Fátima, ensaio que leva o nome da mãe da fotógrafa, é um dos grandes projetos de sua carreira até aqui. De início, o trabalho seria sobre a relação da fotógrafa com sua família, seu encontros e desencontros, mas aos poucos Isabella percebeu que as imagens gravitavam em torno de sua mãe e de seu transtorno bipolar. Assim a produção foi ganhando contornos mais precisos e liberdade para criar cenas que representassem o estado de espírito da mãe e os efeitos destas transformações na sua relação com a filha.

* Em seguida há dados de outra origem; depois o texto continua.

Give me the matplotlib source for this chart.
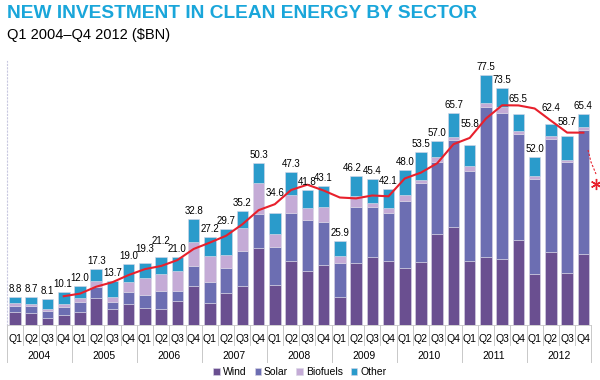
import matplotlib
matplotlib.use("Agg")
import matplotlib.pyplot as plt
from matplotlib.lines import Line2D
import numpy as np
import pandas as pd

plt.rcParams['font.family'] = ['Liberation Sans', 'DejaVu Sans']

# --- DATA ---
years = ['2004', '2005', '2006', '2007', '2008', '2009', '2010', '2011', '2012']
quarters = ['Q1', 'Q2', 'Q3', 'Q4']

wind = [3.9, 3.6, 2.1, 3.1, 3.9, 8.3, 4.9, 6.5,
        5.4, 4.9, 7.5, 12.2, 6.7, 10.0, 12.2, 24.0,
        12.4, 19.9, 16.8, 18.6, 8.6, 19.1, 21.2, 19.9,
        17.6, 19.4, 28.1, 30.3, 19.9, 21.0, 20.4, 26.5,
        15.7, 22.5, 16.0, 21.9]
solar = [2.0, 2.3, 2.3, 2.4, 3.3, 3.6, 2.3, 3.8,
         3.9, 5.7, 3.1, 6.1, 6.7, 7.8, 10.8, 10.4,
         11.9, 14.9, 15.7, 13.4, 10.7, 17.4, 15.3, 14.7,
         20.9, 24.6, 22.5, 27.0, 27.9, 46.5, 45.2, 32.7,
         29.5, 35.1, 34.4, 38.7]
biofuels = [0.8, 0.7, 0.7, 1.0, 1.3, 1.8, 1.6, 3.1,
            5.2, 5.2, 6.1, 7.5, 8.0, 3.9, 7.0, 9.5,
            3.9, 5.5, 3.9, 4.7, 2.2, 3.5, 1.4, 1.8,
            1.8, 1.0, 1.6, 1.1, 1.5, 1.4, 2.1, 1.0,
            1.0, 1.0, 0.7, 0.9]
other = [2.1, 2.1, 3.0, 3.6, 3.5, 3.6, 4.9, 5.6,
         4.8, 5.4, 4.3, 7.0, 5.8, 8.0, 5.2, 6.4,
         6.4, 7.0, 5.4, 6.4, 4.4, 6.2, 7.5, 5.7,
         7.7, 8.5, 4.8, 7.3, 6.5, 8.6, 5.8, 5.3,
         5.8, 3.8, 7.6, 3.9]
totals = [8.8, 8.7, 8.1, 10.1, 12.0, 17.3, 13.7, 19.0,
          19.3, 21.2, 21.0, 32.8, 27.2, 29.7, 35.2, 50.3,
          34.6, 47.3, 41.8, 43.1, 25.9, 46.2, 45.4, 42.1,
          48.0, 53.5, 57.0, 65.7, 55.8, 77.5, 73.5, 65.5,
          52.0, 62.4, 58.7, 65.4]

# --- STYLE ---
c_wind = '#6a4f90'
c_solar = '#6c6eb2'
c_bio = '#c4abd6'
c_other = '#2a9bcb'
c_title = '#1aa6da'
c_line = '#e8202c'
c_sep = '#c8c8c8'

# label nudges (px): lifts above the trend line, sideways shifts
lifts = {8: 6, 9: 8, 16: 12, 28: 13, 31: 7, 33: 8, 34: 6}
shifts = {21: -3.5, 3: -1.5}

fig = plt.figure(figsize=(6, 3.8), dpi=100)
fig.patch.set_facecolor('white')
ax = fig.add_axes([6.9 / 600, 55 / 380, 584.6 / 600, 264.5 / 380])

x = np.arange(len(totals))
w = 0.71
bottom = np.zeros(len(totals))
series = [(wind, c_wind, 'Wind'), (solar, c_solar, 'Solar'),
          (biofuels, c_bio, 'Biofuels'), (other, c_other, 'Other')]
for vals, col, lab in series:
    ax.bar(x, vals, w, bottom=bottom, color=col, edgecolor='#d9d6e6',
           linewidth=0.4, label=lab, zorder=2)
    bottom += np.array(vals)

# 4-quarter moving average
ma = pd.Series(totals).rolling(4).mean()
ax.plot(x[3:], ma[3:], color=c_line, lw=1.5, zorder=3)

# value labels
for i, t in enumerate(totals):
    dy = (8 + lifts.get(i, 0)) * 0.72
    dx = shifts.get(i, 0) * 0.72
    ax.annotate(f'{t:.1f}', (i, t), xytext=(dx, dy), textcoords='offset points',
                ha='center', va='center', fontsize=7, color='black', zorder=4)

ax.set_xlim(-0.5, 35.5)
ax.set_ylim(0, 82)
ax.set_xticks([])
ax.set_yticks([])
for s in ['top', 'right']:
    ax.spines[s].set_visible(False)
ax.spines['left'].set_linestyle((0, (1, 2)))
ax.spines['left'].set_color('#c8c8e0')
ax.spines['left'].set_linewidth(0.8)
ax.spines['bottom'].set_color(c_sep)
ax.spines['bottom'].set_linewidth(0.6)

# category axis: quarters, years, separators
trans = ax.get_xaxis_transform()
h_px = 264.5
for i in range(len(totals)):
    ax.text(i, -14 / h_px, quarters[i % 4], transform=trans, ha='center',
            va='center', fontsize=7.5)
for k, yr in enumerate(years):
    ax.text(4 * k + 1.5, -31 / h_px, yr, transform=trans, ha='center',
            va='center', fontsize=7.5)
for i in range(len(totals) + 1):
    xs = i - 0.5
    y1 = -37 / h_px if i % 4 == 0 else -20 / h_px
    ax.add_line(Line2D([xs, xs], [0, y1], transform=trans, color=c_sep,
                       lw=0.7, clip_on=False))

# legend
leg = fig.legend(loc='center', bbox_to_anchor=(300 / 600, 1 - 372 / 380),
                 ncol=4, frameon=False, fontsize=7.5, handlelength=0.6,
                 handleheight=0.6, handletextpad=0.3, columnspacing=0.8)

# titles
fig.text(7 / 600, 1 - 14 / 380, 'NEW INVESTMENT IN CLEAN ENERGY BY SECTOR',
         color=c_title, fontsize=13.8, fontweight='bold', va='center', ha='left')
fig.text(7 / 600, 1 - 35 / 380, 'Q1 2004\u2013Q4 2012 ($BN)',
         color='black', fontsize=10.5, va='center', ha='left')

# small red mark at right edge
fig.add_artist(Line2D([588 / 600, 591 / 600, 596 / 600],
                      [1 - 150 / 380, 1 - 162 / 380, 1 - 174 / 380],
                      color=c_line, lw=0.8, ls=(0, (2, 1.5))))
fig.add_artist(Line2D([596 / 600], [1 - 184 / 380], marker=(6, 2, 0),
                      markersize=8, color=c_line, mew=1.0, ls='none'))

fig.savefig('out.png', dpi=100, facecolor='white')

Do ensaio, chama a atenção o apuro, a proximidade das imagens e a percepção de que a cada foto construída pela dupla fotógrafa-fotografada a relação ganha novos caminhos, novas forças e um entendimento mais próximo, buscando uma relação menos turbulenta. Assim voltamos ao olho do furacão, aos dez minutos de apresentação e lágrimas que são, no entendimento da própria fotógrafa, seu grande ponto de virada até aqui. Com Fátima sempre presente, Isabella vai traçando seus caminhos na fotografia, com um reconhecimento extremo, rápido e mais do que merecido. Isabella entende de maneira cada vez mais clara que a fotografia é uma maneira de lidar com suas questões mais íntimas, suas relações com as pessoas e o espaço à sua volta, uma maneira de encontrar aceitação. Neste período intenso de desenvolvimento, suas fotografias ganham uma assinatura cada vez mais presente, uma liberdade de criação viva e a noção de que esta trajetória está começando, com um caminho dos mais promissores à sua frente.